REQUIREMENT
Find the lines that contain the word "with" and copy each one.

:::

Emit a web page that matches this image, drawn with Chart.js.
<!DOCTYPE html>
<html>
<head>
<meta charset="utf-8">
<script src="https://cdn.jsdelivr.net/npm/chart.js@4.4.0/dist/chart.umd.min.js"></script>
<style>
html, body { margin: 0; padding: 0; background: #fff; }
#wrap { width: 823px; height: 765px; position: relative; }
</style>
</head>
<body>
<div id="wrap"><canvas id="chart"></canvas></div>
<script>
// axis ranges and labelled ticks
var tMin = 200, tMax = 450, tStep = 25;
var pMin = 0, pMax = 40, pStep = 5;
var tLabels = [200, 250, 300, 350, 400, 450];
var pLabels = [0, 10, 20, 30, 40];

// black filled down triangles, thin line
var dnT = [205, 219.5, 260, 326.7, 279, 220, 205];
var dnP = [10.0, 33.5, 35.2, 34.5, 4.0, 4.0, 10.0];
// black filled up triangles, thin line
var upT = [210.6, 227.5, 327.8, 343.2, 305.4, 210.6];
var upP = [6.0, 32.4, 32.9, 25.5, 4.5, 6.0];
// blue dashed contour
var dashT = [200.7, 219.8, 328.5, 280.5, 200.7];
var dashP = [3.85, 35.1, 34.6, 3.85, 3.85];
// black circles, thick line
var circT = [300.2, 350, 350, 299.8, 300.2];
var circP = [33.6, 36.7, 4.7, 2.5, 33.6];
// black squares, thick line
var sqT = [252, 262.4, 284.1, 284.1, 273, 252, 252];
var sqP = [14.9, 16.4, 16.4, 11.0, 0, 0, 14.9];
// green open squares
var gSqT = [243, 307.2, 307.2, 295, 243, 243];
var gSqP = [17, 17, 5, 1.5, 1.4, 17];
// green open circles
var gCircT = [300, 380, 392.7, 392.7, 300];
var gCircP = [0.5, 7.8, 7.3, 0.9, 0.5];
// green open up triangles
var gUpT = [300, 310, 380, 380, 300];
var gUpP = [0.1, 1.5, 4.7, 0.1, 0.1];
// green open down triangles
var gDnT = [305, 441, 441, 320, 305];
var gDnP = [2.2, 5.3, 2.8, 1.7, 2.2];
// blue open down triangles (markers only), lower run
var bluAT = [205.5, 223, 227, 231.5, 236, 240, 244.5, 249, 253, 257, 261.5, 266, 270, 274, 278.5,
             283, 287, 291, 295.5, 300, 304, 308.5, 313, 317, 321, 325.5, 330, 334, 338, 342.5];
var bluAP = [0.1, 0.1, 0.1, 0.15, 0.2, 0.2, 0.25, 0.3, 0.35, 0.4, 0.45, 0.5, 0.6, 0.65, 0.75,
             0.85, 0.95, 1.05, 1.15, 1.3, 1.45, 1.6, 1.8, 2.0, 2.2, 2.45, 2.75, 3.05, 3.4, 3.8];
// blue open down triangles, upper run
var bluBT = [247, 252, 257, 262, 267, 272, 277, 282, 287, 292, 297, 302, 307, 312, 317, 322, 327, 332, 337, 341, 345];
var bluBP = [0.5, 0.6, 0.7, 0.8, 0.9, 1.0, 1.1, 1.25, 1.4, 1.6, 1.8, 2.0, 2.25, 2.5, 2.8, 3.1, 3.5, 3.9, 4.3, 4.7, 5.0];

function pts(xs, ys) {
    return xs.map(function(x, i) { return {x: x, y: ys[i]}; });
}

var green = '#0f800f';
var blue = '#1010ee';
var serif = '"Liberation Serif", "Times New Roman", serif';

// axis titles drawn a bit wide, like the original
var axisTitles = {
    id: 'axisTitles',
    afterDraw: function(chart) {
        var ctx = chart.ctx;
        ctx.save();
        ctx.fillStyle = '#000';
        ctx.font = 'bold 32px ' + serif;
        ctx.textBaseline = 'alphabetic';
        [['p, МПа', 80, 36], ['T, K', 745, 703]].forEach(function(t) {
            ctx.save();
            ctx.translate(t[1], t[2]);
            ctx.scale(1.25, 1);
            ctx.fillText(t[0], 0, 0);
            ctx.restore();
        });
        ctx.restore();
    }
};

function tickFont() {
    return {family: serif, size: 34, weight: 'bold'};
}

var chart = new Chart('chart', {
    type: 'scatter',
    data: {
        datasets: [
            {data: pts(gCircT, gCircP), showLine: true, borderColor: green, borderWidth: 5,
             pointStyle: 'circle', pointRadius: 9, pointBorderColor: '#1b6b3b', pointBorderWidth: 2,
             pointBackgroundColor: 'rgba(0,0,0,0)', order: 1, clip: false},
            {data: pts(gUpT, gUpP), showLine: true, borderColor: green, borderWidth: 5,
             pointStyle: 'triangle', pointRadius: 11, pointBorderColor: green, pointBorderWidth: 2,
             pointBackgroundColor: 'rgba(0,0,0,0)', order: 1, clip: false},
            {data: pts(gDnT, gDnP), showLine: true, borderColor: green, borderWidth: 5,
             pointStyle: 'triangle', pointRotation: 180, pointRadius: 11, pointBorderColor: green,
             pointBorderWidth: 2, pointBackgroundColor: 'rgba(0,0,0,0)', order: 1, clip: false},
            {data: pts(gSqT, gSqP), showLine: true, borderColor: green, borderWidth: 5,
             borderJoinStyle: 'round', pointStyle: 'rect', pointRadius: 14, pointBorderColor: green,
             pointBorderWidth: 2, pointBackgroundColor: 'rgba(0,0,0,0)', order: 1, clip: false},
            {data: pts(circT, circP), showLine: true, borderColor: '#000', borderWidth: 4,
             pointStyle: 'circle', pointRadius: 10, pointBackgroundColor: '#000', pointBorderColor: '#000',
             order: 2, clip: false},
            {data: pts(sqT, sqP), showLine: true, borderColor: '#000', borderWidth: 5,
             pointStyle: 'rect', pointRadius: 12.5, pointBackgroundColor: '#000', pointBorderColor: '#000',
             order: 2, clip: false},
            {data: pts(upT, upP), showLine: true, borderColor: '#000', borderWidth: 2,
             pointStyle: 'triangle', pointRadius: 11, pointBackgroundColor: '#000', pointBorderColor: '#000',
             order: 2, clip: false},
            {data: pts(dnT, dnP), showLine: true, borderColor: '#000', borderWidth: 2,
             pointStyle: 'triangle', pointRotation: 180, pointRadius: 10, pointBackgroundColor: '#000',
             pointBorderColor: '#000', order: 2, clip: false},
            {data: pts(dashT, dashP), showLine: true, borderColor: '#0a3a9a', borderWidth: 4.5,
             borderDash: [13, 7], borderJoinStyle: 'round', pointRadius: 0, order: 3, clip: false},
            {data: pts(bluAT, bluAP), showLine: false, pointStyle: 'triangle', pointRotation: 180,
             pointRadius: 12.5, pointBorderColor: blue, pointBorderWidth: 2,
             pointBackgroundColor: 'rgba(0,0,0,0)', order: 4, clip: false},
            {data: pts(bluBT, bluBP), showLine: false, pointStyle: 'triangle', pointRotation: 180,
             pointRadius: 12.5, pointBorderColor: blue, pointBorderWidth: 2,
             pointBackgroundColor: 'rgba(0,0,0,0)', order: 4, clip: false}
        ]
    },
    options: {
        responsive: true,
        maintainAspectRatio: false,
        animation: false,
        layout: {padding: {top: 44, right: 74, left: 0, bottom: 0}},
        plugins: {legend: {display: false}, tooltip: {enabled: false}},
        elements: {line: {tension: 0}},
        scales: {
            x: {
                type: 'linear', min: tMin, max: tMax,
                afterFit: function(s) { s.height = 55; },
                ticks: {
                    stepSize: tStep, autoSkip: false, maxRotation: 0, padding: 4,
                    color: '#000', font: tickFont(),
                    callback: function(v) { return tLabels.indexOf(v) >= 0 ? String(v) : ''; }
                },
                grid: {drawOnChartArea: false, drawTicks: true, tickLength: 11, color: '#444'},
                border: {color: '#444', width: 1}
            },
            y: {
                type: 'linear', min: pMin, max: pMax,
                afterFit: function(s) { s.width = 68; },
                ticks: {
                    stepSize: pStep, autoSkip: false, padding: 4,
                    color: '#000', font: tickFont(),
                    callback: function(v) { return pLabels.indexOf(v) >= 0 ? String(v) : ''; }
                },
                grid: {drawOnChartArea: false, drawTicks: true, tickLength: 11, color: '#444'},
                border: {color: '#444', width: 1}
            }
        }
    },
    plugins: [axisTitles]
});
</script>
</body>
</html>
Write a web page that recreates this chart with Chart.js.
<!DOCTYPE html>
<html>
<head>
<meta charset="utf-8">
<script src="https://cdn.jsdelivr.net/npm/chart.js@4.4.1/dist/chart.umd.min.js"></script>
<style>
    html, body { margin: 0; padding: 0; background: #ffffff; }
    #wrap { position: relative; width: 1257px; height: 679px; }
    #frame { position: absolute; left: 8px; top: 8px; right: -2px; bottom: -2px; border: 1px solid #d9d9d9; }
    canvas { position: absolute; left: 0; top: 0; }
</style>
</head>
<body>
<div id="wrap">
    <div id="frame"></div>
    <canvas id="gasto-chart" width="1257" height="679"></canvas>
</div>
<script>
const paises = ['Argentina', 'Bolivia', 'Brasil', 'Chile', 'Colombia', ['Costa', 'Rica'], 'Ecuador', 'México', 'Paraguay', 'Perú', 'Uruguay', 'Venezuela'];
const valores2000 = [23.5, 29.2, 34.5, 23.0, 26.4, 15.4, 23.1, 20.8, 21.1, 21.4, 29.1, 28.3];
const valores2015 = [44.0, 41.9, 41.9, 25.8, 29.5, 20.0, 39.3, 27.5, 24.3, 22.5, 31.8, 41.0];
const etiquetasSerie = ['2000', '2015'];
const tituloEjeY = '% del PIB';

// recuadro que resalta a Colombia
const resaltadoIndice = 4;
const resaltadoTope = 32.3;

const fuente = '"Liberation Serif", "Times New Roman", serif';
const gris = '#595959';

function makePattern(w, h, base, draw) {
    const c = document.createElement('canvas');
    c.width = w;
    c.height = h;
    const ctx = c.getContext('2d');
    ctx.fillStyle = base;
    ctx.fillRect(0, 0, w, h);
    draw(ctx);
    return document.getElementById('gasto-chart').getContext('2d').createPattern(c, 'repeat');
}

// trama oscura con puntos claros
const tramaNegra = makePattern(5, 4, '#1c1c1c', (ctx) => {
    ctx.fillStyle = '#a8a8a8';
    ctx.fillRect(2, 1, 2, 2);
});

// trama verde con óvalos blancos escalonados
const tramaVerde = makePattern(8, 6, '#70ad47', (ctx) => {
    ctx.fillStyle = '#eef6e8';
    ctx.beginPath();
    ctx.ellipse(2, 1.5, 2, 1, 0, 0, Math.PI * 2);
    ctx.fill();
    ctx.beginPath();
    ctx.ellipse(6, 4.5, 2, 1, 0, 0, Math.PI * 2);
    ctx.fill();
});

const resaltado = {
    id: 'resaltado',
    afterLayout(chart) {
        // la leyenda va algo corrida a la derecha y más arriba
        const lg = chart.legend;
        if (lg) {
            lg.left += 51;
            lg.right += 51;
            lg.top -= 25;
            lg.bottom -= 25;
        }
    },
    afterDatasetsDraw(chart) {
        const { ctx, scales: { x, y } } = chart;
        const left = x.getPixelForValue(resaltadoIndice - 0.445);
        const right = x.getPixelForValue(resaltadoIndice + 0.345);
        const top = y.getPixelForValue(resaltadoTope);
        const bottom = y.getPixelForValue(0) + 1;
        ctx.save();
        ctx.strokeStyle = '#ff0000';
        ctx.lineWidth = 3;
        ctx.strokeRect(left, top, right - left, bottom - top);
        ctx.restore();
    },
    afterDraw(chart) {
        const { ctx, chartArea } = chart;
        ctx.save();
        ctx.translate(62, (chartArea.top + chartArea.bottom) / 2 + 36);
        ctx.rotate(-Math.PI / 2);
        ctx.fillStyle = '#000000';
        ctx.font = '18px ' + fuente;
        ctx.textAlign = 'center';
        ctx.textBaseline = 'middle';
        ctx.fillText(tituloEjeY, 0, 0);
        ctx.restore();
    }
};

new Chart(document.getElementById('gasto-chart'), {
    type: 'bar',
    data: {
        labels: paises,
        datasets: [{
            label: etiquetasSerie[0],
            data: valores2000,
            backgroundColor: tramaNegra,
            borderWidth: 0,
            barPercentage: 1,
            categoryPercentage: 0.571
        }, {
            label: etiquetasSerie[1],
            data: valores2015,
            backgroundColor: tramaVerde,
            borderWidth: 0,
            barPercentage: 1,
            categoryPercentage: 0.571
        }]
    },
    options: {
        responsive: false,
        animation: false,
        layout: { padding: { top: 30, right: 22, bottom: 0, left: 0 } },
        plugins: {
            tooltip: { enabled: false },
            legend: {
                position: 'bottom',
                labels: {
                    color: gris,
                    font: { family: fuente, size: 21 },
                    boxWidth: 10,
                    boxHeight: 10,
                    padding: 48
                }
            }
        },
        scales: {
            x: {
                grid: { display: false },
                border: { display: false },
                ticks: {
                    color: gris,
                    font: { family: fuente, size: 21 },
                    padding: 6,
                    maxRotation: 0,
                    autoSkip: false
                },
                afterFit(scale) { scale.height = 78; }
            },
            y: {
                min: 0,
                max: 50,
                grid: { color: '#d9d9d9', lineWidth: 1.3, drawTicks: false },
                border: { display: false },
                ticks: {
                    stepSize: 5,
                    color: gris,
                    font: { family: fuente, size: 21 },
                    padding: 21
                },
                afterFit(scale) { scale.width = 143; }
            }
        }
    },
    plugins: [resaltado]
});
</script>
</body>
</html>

:::

WRITTEN ANSWER
Emit a web page that matches this image, drawn with Chart.js.
Write a web page that recreates this chart with Chart.js.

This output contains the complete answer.